**REQUIRED TASK**
All of the lines below are to be printed again exactly; images are excluded from the output.

**DATA**
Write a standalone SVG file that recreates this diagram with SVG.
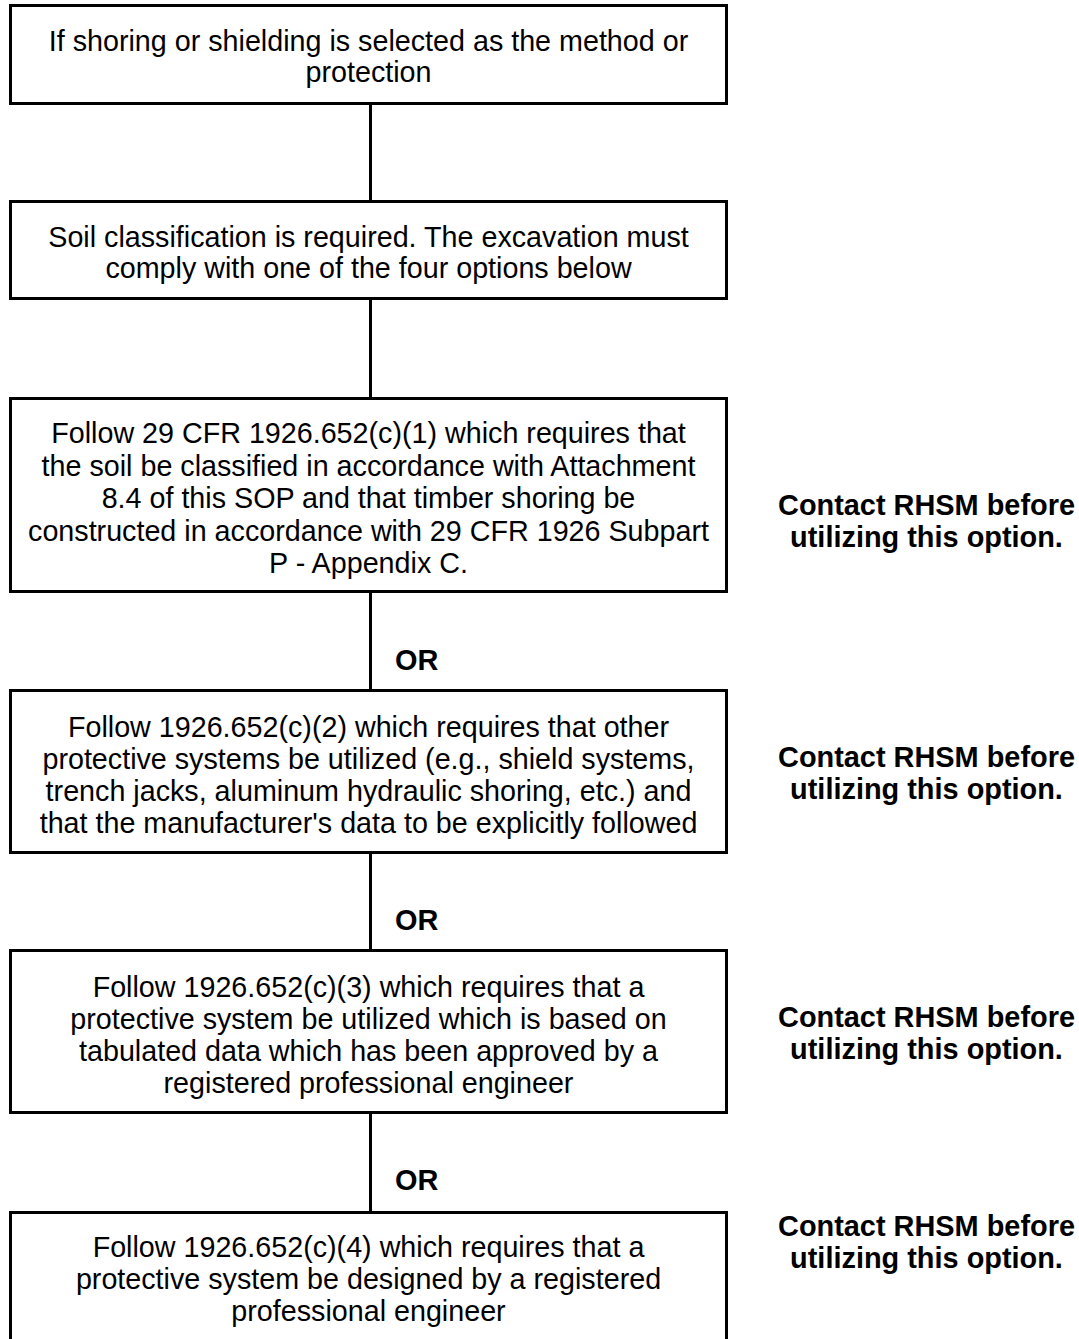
<svg xmlns="http://www.w3.org/2000/svg" width="1079" height="1339" viewBox="0 0 1079 1339">
<style>
.box{fill:#fff;stroke:#000;stroke-width:3}
.t{font-family:"Liberation Sans",Arial,sans-serif;font-size:28.7px;fill:#000;text-anchor:middle}
.b{font-family:"Liberation Sans",Arial,sans-serif;font-size:28.9px;font-weight:bold;fill:#000}
.r{text-anchor:middle}
.c{stroke:#000;stroke-width:3;fill:none}
</style>
<rect width="1079" height="1339" fill="#fff"/>
<g id="connectors">
<line class="c" x1="370.5" y1="103.5" x2="370.5" y2="201.5"/>
<line class="c" x1="370.5" y1="298.5" x2="370.5" y2="398.5"/>
<line class="c" x1="370.5" y1="591.5" x2="370.5" y2="690.5"/>
<line class="c" x1="370.5" y1="852.5" x2="370.5" y2="950.5"/>
<line class="c" x1="370.5" y1="1112.5" x2="370.5" y2="1212.5"/>
</g>
<g id="n1">
<rect class="box" x="10.5" y="5.5" width="716" height="98"/>
<text class="t" x="368.5" y="51">If shoring or shielding is selected as the method or</text>
<text class="t" x="368.5" y="82">protection</text>
</g>
<g id="n2">
<rect class="box" x="10.5" y="201.5" width="716" height="97"/>
<text class="t" x="368.5" y="247">Soil classification is required. The excavation must</text>
<text class="t" x="368.5" y="278">comply with one of the four options below</text>
</g>
<g id="n3">
<rect class="box" x="10.5" y="398.5" width="716" height="193"/>
<text class="t" x="368.5" y="443">Follow 29 CFR 1926.652(c)(1) which requires that</text>
<text class="t" x="368.5" y="475.5">the soil be classified in accordance with Attachment</text>
<text class="t" x="368.5" y="508">8.4 of this SOP and that timber shoring be</text>
<text class="t" x="368.5" y="540.5">constructed in accordance with 29 CFR 1926 Subpart</text>
<text class="t" x="368.5" y="573">P - Appendix C.</text>
</g>
<g id="n3note"><text class="b r" x="926.5" y="515">Contact RHSM before</text><text class="b r" x="926.5" y="547">utilizing this option.</text></g>
<g id="or1"><text class="b" x="395" y="670">OR</text></g>
<g id="n4">
<rect class="box" x="10.5" y="690.5" width="716" height="162"/>
<text class="t" x="368.5" y="737">Follow 1926.652(c)(2) which requires that other</text>
<text class="t" x="368.5" y="769">protective systems be utilized (e.g., shield systems,</text>
<text class="t" x="368.5" y="801">trench jacks, aluminum hydraulic shoring, etc.) and</text>
<text class="t" x="368.5" y="833">that the manufacturer's data to be explicitly followed</text>
</g>
<g id="n4note"><text class="b r" x="926.5" y="767">Contact RHSM before</text><text class="b r" x="926.5" y="799">utilizing this option.</text></g>
<g id="or2"><text class="b" x="395" y="930">OR</text></g>
<g id="n5">
<rect class="box" x="10.5" y="950.5" width="716" height="162"/>
<text class="t" x="368.5" y="997">Follow 1926.652(c)(3) which requires that a</text>
<text class="t" x="368.5" y="1029">protective system be utilized which is based on</text>
<text class="t" x="368.5" y="1061">tabulated data which has been approved by a</text>
<text class="t" x="368.5" y="1093">registered professional engineer</text>
</g>
<g id="n5note"><text class="b r" x="926.5" y="1027">Contact RHSM before</text><text class="b r" x="926.5" y="1059">utilizing this option.</text></g>
<g id="or3"><text class="b" x="395" y="1190">OR</text></g>
<g id="n6">
<rect class="box" x="10.5" y="1212.5" width="716" height="200"/>
<text class="t" x="368.5" y="1257">Follow 1926.652(c)(4) which requires that a</text>
<text class="t" x="368.5" y="1289">protective system be designed by a registered</text>
<text class="t" x="368.5" y="1321">professional engineer</text>
</g>
<g id="n6note"><text class="b r" x="926.5" y="1236">Contact RHSM before</text><text class="b r" x="926.5" y="1268">utilizing this option.</text></g>
</svg>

**RESULT FOR THIS TASK**
Write a standalone SVG file that recreates this diagram with SVG.
<svg xmlns="http://www.w3.org/2000/svg" width="1079" height="1339" viewBox="0 0 1079 1339">
<style>
.box{fill:#fff;stroke:#000;stroke-width:3}
.t{font-family:"Liberation Sans",Arial,sans-serif;font-size:28.7px;fill:#000;text-anchor:middle}
.b{font-family:"Liberation Sans",Arial,sans-serif;font-size:28.9px;font-weight:bold;fill:#000}
.r{text-anchor:middle}
.c{stroke:#000;stroke-width:3;fill:none}
</style>
<rect width="1079" height="1339" fill="#fff"/>
<g id="connectors">
<line class="c" x1="370.5" y1="103.5" x2="370.5" y2="201.5"/>
<line class="c" x1="370.5" y1="298.5" x2="370.5" y2="398.5"/>
<line class="c" x1="370.5" y1="591.5" x2="370.5" y2="690.5"/>
<line class="c" x1="370.5" y1="852.5" x2="370.5" y2="950.5"/>
<line class="c" x1="370.5" y1="1112.5" x2="370.5" y2="1212.5"/>
</g>
<g id="n1">
<rect class="box" x="10.5" y="5.5" width="716" height="98"/>
<text class="t" x="368.5" y="51">If shoring or shielding is selected as the method or</text>
<text class="t" x="368.5" y="82">protection</text>
</g>
<g id="n2">
<rect class="box" x="10.5" y="201.5" width="716" height="97"/>
<text class="t" x="368.5" y="247">Soil classification is required. The excavation must</text>
<text class="t" x="368.5" y="278">comply with one of the four options below</text>
</g>
<g id="n3">
<rect class="box" x="10.5" y="398.5" width="716" height="193"/>
<text class="t" x="368.5" y="443">Follow 29 CFR 1926.652(c)(1) which requires that</text>
<text class="t" x="368.5" y="475.5">the soil be classified in accordance with Attachment</text>
<text class="t" x="368.5" y="508">8.4 of this SOP and that timber shoring be</text>
<text class="t" x="368.5" y="540.5">constructed in accordance with 29 CFR 1926 Subpart</text>
<text class="t" x="368.5" y="573">P - Appendix C.</text>
</g>
<g id="n3note"><text class="b r" x="926.5" y="515">Contact RHSM before</text><text class="b r" x="926.5" y="547">utilizing this option.</text></g>
<g id="or1"><text class="b" x="395" y="670">OR</text></g>
<g id="n4">
<rect class="box" x="10.5" y="690.5" width="716" height="162"/>
<text class="t" x="368.5" y="737">Follow 1926.652(c)(2) which requires that other</text>
<text class="t" x="368.5" y="769">protective systems be utilized (e.g., shield systems,</text>
<text class="t" x="368.5" y="801">trench jacks, aluminum hydraulic shoring, etc.) and</text>
<text class="t" x="368.5" y="833">that the manufacturer's data to be explicitly followed</text>
</g>
<g id="n4note"><text class="b r" x="926.5" y="767">Contact RHSM before</text><text class="b r" x="926.5" y="799">utilizing this option.</text></g>
<g id="or2"><text class="b" x="395" y="930">OR</text></g>
<g id="n5">
<rect class="box" x="10.5" y="950.5" width="716" height="162"/>
<text class="t" x="368.5" y="997">Follow 1926.652(c)(3) which requires that a</text>
<text class="t" x="368.5" y="1029">protective system be utilized which is based on</text>
<text class="t" x="368.5" y="1061">tabulated data which has been approved by a</text>
<text class="t" x="368.5" y="1093">registered professional engineer</text>
</g>
<g id="n5note"><text class="b r" x="926.5" y="1027">Contact RHSM before</text><text class="b r" x="926.5" y="1059">utilizing this option.</text></g>
<g id="or3"><text class="b" x="395" y="1190">OR</text></g>
<g id="n6">
<rect class="box" x="10.5" y="1212.5" width="716" height="200"/>
<text class="t" x="368.5" y="1257">Follow 1926.652(c)(4) which requires that a</text>
<text class="t" x="368.5" y="1289">protective system be designed by a registered</text>
<text class="t" x="368.5" y="1321">professional engineer</text>
</g>
<g id="n6note"><text class="b r" x="926.5" y="1236">Contact RHSM before</text><text class="b r" x="926.5" y="1268">utilizing this option.</text></g>
</svg>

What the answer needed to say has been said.